Investigation of Zinc’s Role in FcReceptor and Complement Mediated Phagocytosis

Beth Besecker, MD, received a KL2 Career Development Award from the CCTS in January. Representing the Department of Internal Medicine, her research is based on investigating zinc’s role in FcReceptor and complement mediated phagocytosis.

Besecker is attempting to use micronutrients to improve monocytes and macrophages to create bacterial clearance and improve the outcome of sepsis in victims. “Sepsis kills more people every year than breast and prostate cancer combined,” Besecker said, “yet there is little improvement in sepsis outcomes in the past few decades.”

Currently, the only methods to treat sepsis are antibiotics and supportive care, yet the mortality rate remains at thirty percent. Besecker and her team have found that individuals with RO zinc deficiencies have increased mortality rates. Individuals with an RO zinc deficiency have a worse bacterial burden in their bloodstream than those without the deficiency.

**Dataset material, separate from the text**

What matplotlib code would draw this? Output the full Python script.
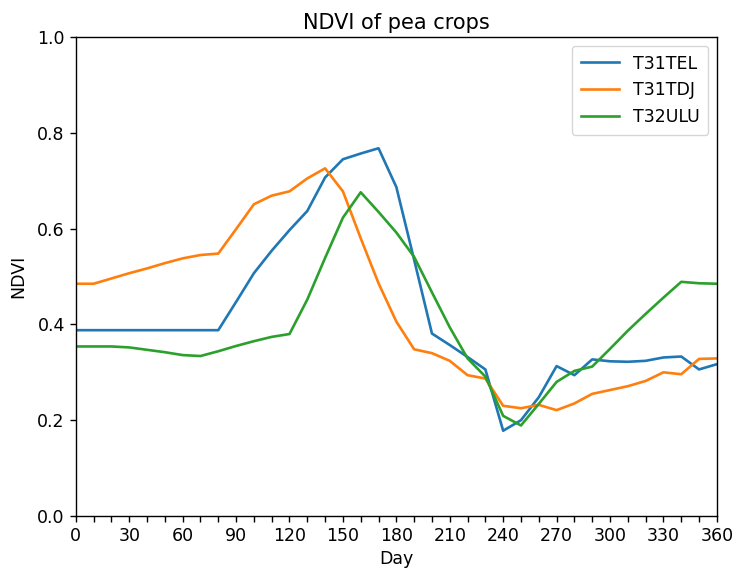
import matplotlib.pyplot as plt
import numpy as np

days = list(range(0, 361, 10))

# NDVI per tile
t31tel = [0.388, 0.388, 0.388, 0.388, 0.388, 0.388, 0.388, 0.388, 0.388,
          0.447, 0.507, 0.554, 0.597, 0.637, 0.707, 0.745, 0.757, 0.768,
          0.687, 0.535, 0.381, 0.357, 0.332, 0.306, 0.178, 0.200, 0.248,
          0.313, 0.294, 0.327, 0.323, 0.322, 0.324, 0.331, 0.333, 0.306, 0.317]
t31tdj = [0.485, 0.485, 0.496, 0.507, 0.517, 0.528, 0.538, 0.545, 0.548,
          0.599, 0.651, 0.669, 0.678, 0.705, 0.726, 0.678, 0.580, 0.486,
          0.406, 0.348, 0.340, 0.324, 0.294, 0.287, 0.230, 0.225, 0.232,
          0.221, 0.235, 0.255, 0.263, 0.271, 0.282, 0.300, 0.296, 0.328, 0.329]
t32ulu = [0.354, 0.354, 0.354, 0.352, 0.347, 0.342, 0.336, 0.334, 0.344,
          0.355, 0.365, 0.374, 0.380, 0.452, 0.539, 0.623, 0.676, 0.635,
          0.592, 0.541, 0.467, 0.394, 0.329, 0.291, 0.209, 0.189, 0.234,
          0.280, 0.303, 0.312, 0.349, 0.387, 0.422, 0.456, 0.489, 0.486, 0.485]

plt.rcParams['font.size'] = 12.5
plt.rcParams['axes.linewidth'] = 1.0
plt.rcParams['xtick.major.size'] = 4.4
plt.rcParams['ytick.major.size'] = 4.4
plt.rcParams['xtick.major.width'] = 1.0
plt.rcParams['ytick.major.width'] = 1.0

fig = plt.figure(figsize=(7.36, 5.72), dpi=100)
ax = fig.add_axes([0.103, 0.098, 0.871, 0.837])

ax.plot(days, t31tel, label="T31TEL", linewidth=1.9)
ax.plot(days, t31tdj, label="T31TDJ", linewidth=1.9)
ax.plot(days, t32ulu, label="T32ULU", linewidth=1.9)

ax.set_xlim(0, 360)
ax.set_ylim(0, 1.0)
ax.set_xticks(days)
ax.set_xticklabels([str(d) if d % 30 == 0 else "" for d in days])
ax.set_yticks(np.arange(0, 1.01, 0.2))
ax.set_xlabel("Day")
ax.set_ylabel("NDVI", labelpad=7)
ax.set_title("NDVI of pea crops", fontsize=15)
ax.legend(loc="upper right", handlelength=2.2, borderpad=0.5)

fig.savefig("out.png", dpi=100)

Besecker’s goal is to determine if there are differences and to determine why these differences exist. If she and her team can come up with a mechanism of why they are different, then she can improve phagocytosis. If she cannot change the mechanism of receptors, she might be able to do zinc supplementation in addition to the regiment.

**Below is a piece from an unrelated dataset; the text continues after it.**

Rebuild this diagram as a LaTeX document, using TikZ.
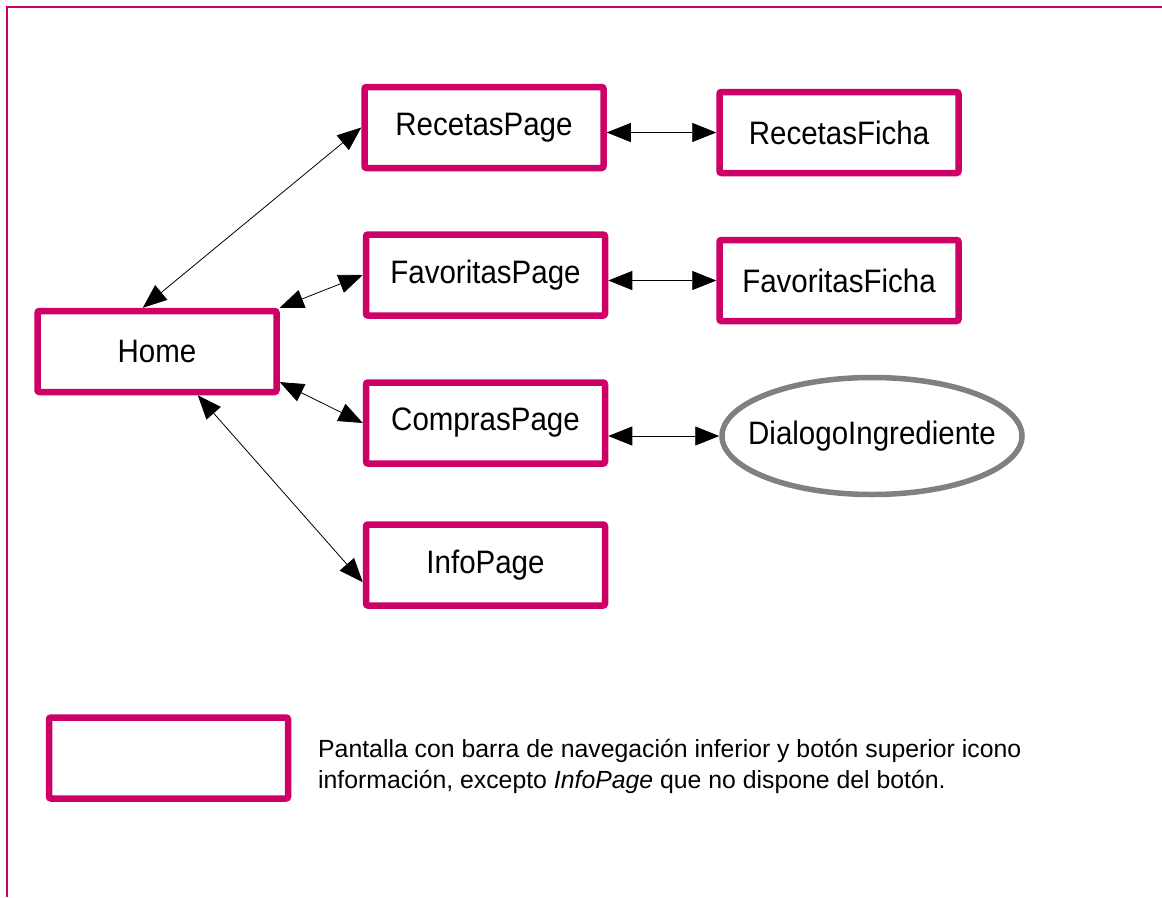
\documentclass[tikz,border=0pt]{standalone}
\usepackage{fontspec}
\setmainfont{Liberation Sans}
\usetikzlibrary{arrows.meta,shapes.geometric}
\definecolor{screen}{RGB}{204,0,102}
\definecolor{dialog}{RGB}{128,128,128}
\newcommand{\tall}[1]{\scalebox{1}[1.1]{#1}}
\tikzset{
  pagebox/.style={draw=screen, line width=6.5pt, rounded corners=2pt,
    minimum width=239pt, minimum height=81pt, inner sep=0pt,
    font=\fontsize{29.5}{34}\selectfont},
  dlgbox/.style={ellipse, draw=dialog, line width=5.5pt,
    minimum width=300pt, minimum height=117pt, inner sep=0pt},
  dlgtext/.style={font=\fontsize{29.5}{34}\selectfont, inner sep=0pt},
  nav/.style={draw=black, line width=0.8pt,
    {Triangle[length=24pt,width=19pt]}-{Triangle[length=24pt,width=19pt]}}
}
\begin{document}
\begin{tikzpicture}[x=1pt,y=-1pt]
\useasboundingbox (0,0) rectangle (1162,897);
% frame edges
\draw[screen, line width=1.5pt] (7,897) -- (7,7) -- (1162,7);

% screens
\node[pagebox] (home)     at (157,351.5) {\tall{Home}};
\node[pagebox] (recetas)  at (484,127.5) {\tall{RecetasPage}};
\node[pagebox] (rficha)   at (839,132.5) {\tall{RecetasFicha}};
\node[pagebox] (favs)     at (485.5,275) {\tall{FavoritasPage}};
\node[pagebox] (fficha)   at (839,280.5) {\tall{FavoritasFicha}};
\node[pagebox] (compras)  at (485.5,423) {\tall{ComprasPage}};
\node[dlgbox]  (dialogo)  at (872,436)   {};
\node[dlgtext] (dlglabel) at (dialogo.center) {\tall{DialogoIngrediente}};
\node[pagebox] (info)     at (485.5,565) {\tall{InfoPage}};

% navigation links
\draw[nav] (home.108) -- (recetas.west);
\draw[nav] (home.north east) -- (favs.west);
\draw[nav] (home.-14) -- (compras.west);
\draw[nav] (home.-47) -- (info.188);
\draw[nav] (recetas.east |- rficha.west) -- (rficha.west);
\draw[nav] (favs.east |- fficha.west) -- (fficha.west);
\draw[nav] (compras.east |- dialogo.west) -- (dialogo.west);

% legend
\node[pagebox] (legend) at (168.5,758) {};
\node[anchor=north west, align=left, inner sep=0pt,
      font=\fontsize{24.8}{31}\selectfont] (legtext) at (318,739)
  {Pantalla con barra de navegación inferior y botón superior icono\\
   información, excepto \textit{InfoPage} que no dispone del botón.};
\end{tikzpicture}
\end{document}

Originally, Besecker looked at the quantitative differences in innate immune cells. She noticed no quantitative differences and decided to look at qualitative differences, determining where phagocytes work differently when they come from different zinc backgrounds. She plans to explore these differences in her research. Her grant looks at IDG mediated receptor differences versus complex receptor differences.

For the human work, Besecker needed IRB approval to collect the appropriate blood and cells from the patients. For the nonhuman aim, the work is done in cell culture. She is working with different cell lines. She has proposed studies with mice and she is seeking approval to do future studies.

Besecker has seen that there are qualitative differences in what the human phagocytes do between zinc deficiencies and zinc normal backgrounds. She is currently still enrolling for human data.

The only issue Besecker has faced is the inconsistency with the flow cytometry piece she is using with the human subject. Flow cytometry is described as the process of counting and studying microscopic particles using a method of suspension in a stream of fluid and passing them through an electron detection apparatus.

Her future plans include creating proposals for additional K awards.